■ Directions ■
Retype, please, the listing from its opening line through the line that contains "px_per_cat = 892.5 / n", both included, without the pictures.
--- begin Provided data ---
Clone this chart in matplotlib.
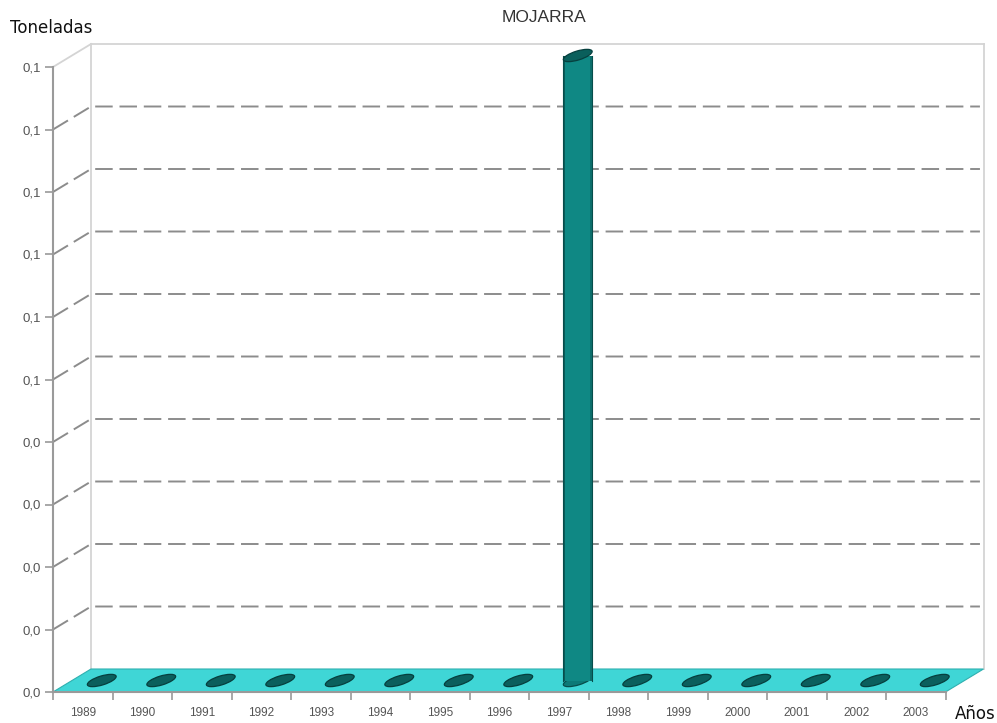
import numpy as np
import matplotlib
matplotlib.use('Agg')
import matplotlib.pyplot as plt
from matplotlib.patches import Polygon, Ellipse, Rectangle
from matplotlib.transforms import ScaledTranslation
from matplotlib.ticker import FuncFormatter, FixedLocator

years = ['1989', '1990', '1991', '1992', '1993', '1994', '1995', '1996',
         '1997', '1998', '1999', '2000', '2001', '2002', '2003']
toneladas = [0, 0, 0, 0, 0, 0, 0, 0, 0.1, 0, 0, 0, 0, 0, 0]
y_ticks = [i / 100 for i in range(11)]

W, H = 997, 723
fig = plt.figure(figsize=(W / 100, H / 100), dpi=100)
ax = fig.add_axes([53 / W, 31 / H, 892.5 / W, 625 / H])
n = len(years)
ax.set_xlim(0, n)
ax.set_ylim(0, y_ticks[-1])
ax.patch.set_visible(False)

# depth of the fake 3d box, in pixels -> data units
inv = ax.transData.inverted()
p0 = ax.transData.transform((0, 0))
ox, oy = inv.transform((p0[0] + 38, p0[1] + 23)) - inv.transform(p0)
px_per_cat = 892.5 / n

wall = '#d4d4d4'
top = y_ticks[-1]
for xs, ys in [([ox, ox], [oy, top + oy]),
               ([ox, n + ox], [top + oy, top + oy]),
               ([n + ox, n + ox], [oy, top + oy]),
               ([0, ox], [top, top + oy])]:
    ax.plot(xs, ys, color=wall, lw=1.3, clip_on=False, zorder=1)

for v in y_ticks[1:-1]:
    ax.plot([0, ox, n + ox - 0.06], [v, v + oy, v + oy], color='#8c8c8c',
            lw=1.4, dashes=(9, 3.5), clip_on=False, zorder=1)

# floor
floor = Polygon([(0, 0), (n, 0), (n + ox, oy), (ox, oy)], closed=True,
                facecolor='#3fd6d6', edgecolor='#2fb0b0', lw=0.8,
                clip_on=False, zorder=2)
ax.add_patch(floor)

ew, eh, ang = 0.30, 0.09, 17
hw = np.sqrt((ew * 50) ** 2 * np.cos(np.radians(ang)) ** 2 +
             (eh * 50) ** 2 * np.sin(np.radians(ang)) ** 2) / px_per_cat


def ellipse(xc, yc, fc, ec, z):
    tr = fig.dpi_scale_trans + ScaledTranslation(xc, yc, ax.transData)
    e = Ellipse((0, 0), ew, eh, angle=ang, transform=tr, facecolor=fc,
                edgecolor=ec, lw=0.9, clip_on=False, zorder=z)
    ax.add_patch(e)


for i, v in enumerate(toneladas):
    xc = i + 0.5 + ox / 2
    yb = oy / 2
    if v > 0:
        ellipse(xc, yb, '#0c7a77', '#074d4b', 3)
        ax.add_patch(Rectangle((xc - hw, yb), 2 * hw, v, facecolor='#0f8884',
                               edgecolor='none', clip_on=False, zorder=4))
        ax.add_patch(Rectangle((xc - hw, yb), 0.12 * hw, v, facecolor='#0a5c5a',
                               edgecolor='none', clip_on=False, zorder=4))
        ax.add_patch(Rectangle((xc + 0.85 * hw, yb), 0.15 * hw, v,
                               facecolor='#0c6f6c', edgecolor='none',
                               clip_on=False, zorder=4))
        ax.plot([xc - hw, xc - hw], [yb, yb + v], color='#074d4b', lw=0.8,
                clip_on=False, zorder=5)
        ax.plot([xc + hw, xc + hw], [yb, yb + v], color='#074d4b', lw=0.8,
                clip_on=False, zorder=5)
        ellipse(xc, yb + v, '#0a5f5c', '#063f3e', 6)
    else:
        ellipse(xc, yb, '#0b5f5d', '#063f3e', 3)

# axes, ticks and labels
for s in ['top', 'right']:
    ax.spines[s].set_visible(False)
for s in ['left', 'bottom']:
    ax.spines[s].set_color('#9a9a9a')
    ax.spines[s].set_linewidth(1.5)
    ax.spines[s].set_zorder(7)

ax.yaxis.set_major_locator(FixedLocator(y_ticks))
ax.yaxis.set_major_formatter(FuncFormatter(lambda v, p: f'{v:.1f}'.replace('.', ',')))
ax.tick_params(axis='y', length=6, width=1.2, color='#9a9a9a', pad=3,
               labelsize=9.5, labelcolor='#555555')

ax.xaxis.set_major_locator(FixedLocator(range(n + 1)))
ax.xaxis.set_major_formatter(FuncFormatter(lambda v, p: ''))
ax.set_xticks([i + 0.5 for i in range(n)], years, minor=True)
ax.tick_params(axis='x', which='major', length=6, width=1.2, color='#9a9a9a')
ax.tick_params(axis='x', which='minor', length=0, pad=11, labelsize=8.5,
               labelcolor='#555555')

for lab in ax.get_xticklabels(minor=True) + ax.get_yticklabels():
    lab.set_family('Liberation Sans')

fig.text(10 / W, 1 - 28 / H, 'Toneladas', fontsize=12, color='#111111',
         va='center', ha='left', family='DejaVu Sans')
fig.text(955 / W, 1 - 714 / H, 'Años', fontsize=12, color='#111111',
         va='center', ha='left', family='DejaVu Sans')
fig.text(544 / W, 1 - 17 / H, 'MOJARRA', fontsize=12.5, color='#333333',
         va='center', ha='center', family='Liberation Sans')

fig.savefig('out.png', dpi=100)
--- end Provided data ---
■ Output for this task ■
Clone this chart in matplotlib.
import numpy as np
import matplotlib
matplotlib.use('Agg')
import matplotlib.pyplot as plt
from matplotlib.patches import Polygon, Ellipse, Rectangle
from matplotlib.transforms import ScaledTranslation
from matplotlib.ticker import FuncFormatter, FixedLocator

years = ['1989', '1990', '1991', '1992', '1993', '1994', '1995', '1996',
         '1997', '1998', '1999', '2000', '2001', '2002', '2003']
toneladas = [0, 0, 0, 0, 0, 0, 0, 0, 0.1, 0, 0, 0, 0, 0, 0]
y_ticks = [i / 100 for i in range(11)]

W, H = 997, 723
fig = plt.figure(figsize=(W / 100, H / 100), dpi=100)
ax = fig.add_axes([53 / W, 31 / H, 892.5 / W, 625 / H])
n = len(years)
ax.set_xlim(0, n)
ax.set_ylim(0, y_ticks[-1])
ax.patch.set_visible(False)

# depth of the fake 3d box, in pixels -> data units
inv = ax.transData.inverted()
p0 = ax.transData.transform((0, 0))
ox, oy = inv.transform((p0[0] + 38, p0[1] + 23)) - inv.transform(p0)
px_per_cat = 892.5 / n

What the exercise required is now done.